Hocamız Zekeriya el-Ensa.rl kendi görüşü olarak şunu ileri sürmüştür:

 

Yahut da bunlardan birinin kurban kesmesi gerekir. Oruç tutmak ise ücretle tutulan şahsa aittir; çünkü onun bir kısmı hacdadır.

 

Bu şahıs yukarıda zikredilenlerden izin almaksızın temettu haccı yapsa iki kurban kesmesi gerekir. Bunlardan biri temettu kurbanı, diğerisi de mikat mahallini ihramsız geçerek işlediği kötülüğün telafisi içindir.

 

Hedy kurbanı bulunmayan kimse hac için ihrama girme vaktiyle oruç tutma zamanı arasında hedy kurbanını bulsa bunu kesmesi gerekir. Bunu kesme zorunluluğu "oruca başladıktan sonra kurbanı bulmasından dolayı" değildir.

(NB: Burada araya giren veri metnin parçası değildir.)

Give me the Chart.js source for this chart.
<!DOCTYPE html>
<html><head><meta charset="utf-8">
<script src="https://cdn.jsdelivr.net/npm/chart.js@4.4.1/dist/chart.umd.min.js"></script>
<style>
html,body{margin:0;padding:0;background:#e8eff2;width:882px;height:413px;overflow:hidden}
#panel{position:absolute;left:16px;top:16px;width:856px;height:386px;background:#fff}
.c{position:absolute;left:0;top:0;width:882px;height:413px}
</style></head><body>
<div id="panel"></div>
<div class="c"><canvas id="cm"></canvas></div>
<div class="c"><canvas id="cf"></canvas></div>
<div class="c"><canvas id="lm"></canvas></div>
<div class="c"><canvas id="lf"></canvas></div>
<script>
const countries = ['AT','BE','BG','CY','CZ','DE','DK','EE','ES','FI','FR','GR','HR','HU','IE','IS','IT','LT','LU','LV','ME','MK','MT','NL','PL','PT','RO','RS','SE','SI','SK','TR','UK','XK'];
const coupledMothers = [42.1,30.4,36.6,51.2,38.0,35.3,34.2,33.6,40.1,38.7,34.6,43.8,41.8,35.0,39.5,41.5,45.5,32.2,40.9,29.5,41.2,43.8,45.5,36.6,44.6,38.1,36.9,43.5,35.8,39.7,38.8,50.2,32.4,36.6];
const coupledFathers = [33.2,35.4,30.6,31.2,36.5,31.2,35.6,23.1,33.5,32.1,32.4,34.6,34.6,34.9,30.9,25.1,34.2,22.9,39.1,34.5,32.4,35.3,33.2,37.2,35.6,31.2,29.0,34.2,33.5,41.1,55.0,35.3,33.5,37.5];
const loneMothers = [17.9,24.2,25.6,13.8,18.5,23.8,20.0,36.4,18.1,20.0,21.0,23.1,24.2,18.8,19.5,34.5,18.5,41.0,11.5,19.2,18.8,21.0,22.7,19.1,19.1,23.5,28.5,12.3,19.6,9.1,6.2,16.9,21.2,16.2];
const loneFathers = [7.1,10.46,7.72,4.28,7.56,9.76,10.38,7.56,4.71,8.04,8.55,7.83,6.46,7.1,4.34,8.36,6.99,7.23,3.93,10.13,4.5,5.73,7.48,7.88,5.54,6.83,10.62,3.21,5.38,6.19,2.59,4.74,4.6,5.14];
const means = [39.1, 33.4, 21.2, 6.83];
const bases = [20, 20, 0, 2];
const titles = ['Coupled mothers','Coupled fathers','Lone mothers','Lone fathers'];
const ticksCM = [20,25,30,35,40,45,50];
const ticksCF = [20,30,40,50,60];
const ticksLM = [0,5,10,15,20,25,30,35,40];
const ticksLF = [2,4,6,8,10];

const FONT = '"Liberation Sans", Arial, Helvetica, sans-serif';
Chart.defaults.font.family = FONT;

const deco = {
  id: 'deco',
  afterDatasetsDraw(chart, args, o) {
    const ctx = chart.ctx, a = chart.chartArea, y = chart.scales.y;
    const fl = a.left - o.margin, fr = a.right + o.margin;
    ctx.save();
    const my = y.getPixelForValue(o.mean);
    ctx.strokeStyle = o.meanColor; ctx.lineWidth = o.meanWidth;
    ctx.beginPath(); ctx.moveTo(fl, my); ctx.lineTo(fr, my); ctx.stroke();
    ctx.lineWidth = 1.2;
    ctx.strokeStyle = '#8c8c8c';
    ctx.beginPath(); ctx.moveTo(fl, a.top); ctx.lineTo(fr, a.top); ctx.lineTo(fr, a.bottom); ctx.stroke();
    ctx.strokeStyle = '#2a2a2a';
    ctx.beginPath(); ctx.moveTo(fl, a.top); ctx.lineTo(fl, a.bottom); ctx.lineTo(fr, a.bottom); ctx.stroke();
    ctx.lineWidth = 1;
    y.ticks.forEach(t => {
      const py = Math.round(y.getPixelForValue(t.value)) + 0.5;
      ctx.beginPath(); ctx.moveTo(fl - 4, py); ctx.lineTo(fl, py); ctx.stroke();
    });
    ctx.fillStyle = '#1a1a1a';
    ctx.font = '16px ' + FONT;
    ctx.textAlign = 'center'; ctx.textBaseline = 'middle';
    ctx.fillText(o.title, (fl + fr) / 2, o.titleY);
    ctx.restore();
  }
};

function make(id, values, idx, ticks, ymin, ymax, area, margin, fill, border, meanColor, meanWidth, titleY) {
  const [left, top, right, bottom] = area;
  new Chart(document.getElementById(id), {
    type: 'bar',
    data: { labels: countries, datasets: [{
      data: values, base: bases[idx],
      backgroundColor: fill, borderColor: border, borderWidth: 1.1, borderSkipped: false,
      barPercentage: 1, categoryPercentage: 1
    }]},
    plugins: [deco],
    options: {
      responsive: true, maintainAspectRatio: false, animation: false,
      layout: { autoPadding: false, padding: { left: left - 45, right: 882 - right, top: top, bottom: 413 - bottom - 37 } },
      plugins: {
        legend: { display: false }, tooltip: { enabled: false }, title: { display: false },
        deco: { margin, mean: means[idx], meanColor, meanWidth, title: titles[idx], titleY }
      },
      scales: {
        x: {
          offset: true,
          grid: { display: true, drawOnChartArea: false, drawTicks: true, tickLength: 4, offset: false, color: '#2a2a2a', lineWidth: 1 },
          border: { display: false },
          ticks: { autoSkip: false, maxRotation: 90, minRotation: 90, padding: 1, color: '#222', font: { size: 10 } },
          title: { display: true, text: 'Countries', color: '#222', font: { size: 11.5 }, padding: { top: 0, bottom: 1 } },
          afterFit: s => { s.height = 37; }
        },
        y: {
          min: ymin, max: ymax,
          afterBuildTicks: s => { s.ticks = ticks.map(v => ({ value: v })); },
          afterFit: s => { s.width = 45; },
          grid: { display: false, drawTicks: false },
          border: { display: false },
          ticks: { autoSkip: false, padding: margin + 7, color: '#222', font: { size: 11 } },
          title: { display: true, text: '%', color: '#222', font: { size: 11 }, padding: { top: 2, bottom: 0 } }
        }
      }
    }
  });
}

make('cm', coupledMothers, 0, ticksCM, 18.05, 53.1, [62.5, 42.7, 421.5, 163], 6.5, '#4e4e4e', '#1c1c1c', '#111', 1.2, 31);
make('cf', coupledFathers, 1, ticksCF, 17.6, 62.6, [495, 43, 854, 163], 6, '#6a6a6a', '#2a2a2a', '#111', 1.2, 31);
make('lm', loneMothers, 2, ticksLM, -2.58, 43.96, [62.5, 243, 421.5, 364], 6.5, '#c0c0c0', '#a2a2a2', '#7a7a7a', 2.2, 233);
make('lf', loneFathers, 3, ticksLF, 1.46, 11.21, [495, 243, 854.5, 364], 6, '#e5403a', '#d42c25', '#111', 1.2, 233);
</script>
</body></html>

Aksine bu kişinin, bunu farz görenlerin görüş ayrılığından çıkmak için bunu yapması sünnettir.

 

Temettu veya kıran haccı yapan ve kurban kesmesi gereken kişi öldüğünde kurban yükümlülüğü düşmez, geriye bıraktığı maldan kurban kesilir. Şayet bunu alabilecek maddi imkanı yoksa oruç tutar. Bu şuna benzer: Kişi oruç tutma imkanı bulamazsa ramazan orucu kendisinden düşer. Onun yerine ya başkası oruç tutar veya geriye bıraktığı malvarlığından -şayet imkan bulunuyorsa- tutamadığı her bir gün için bir müd miktarı yiyecek fakirlere verilir.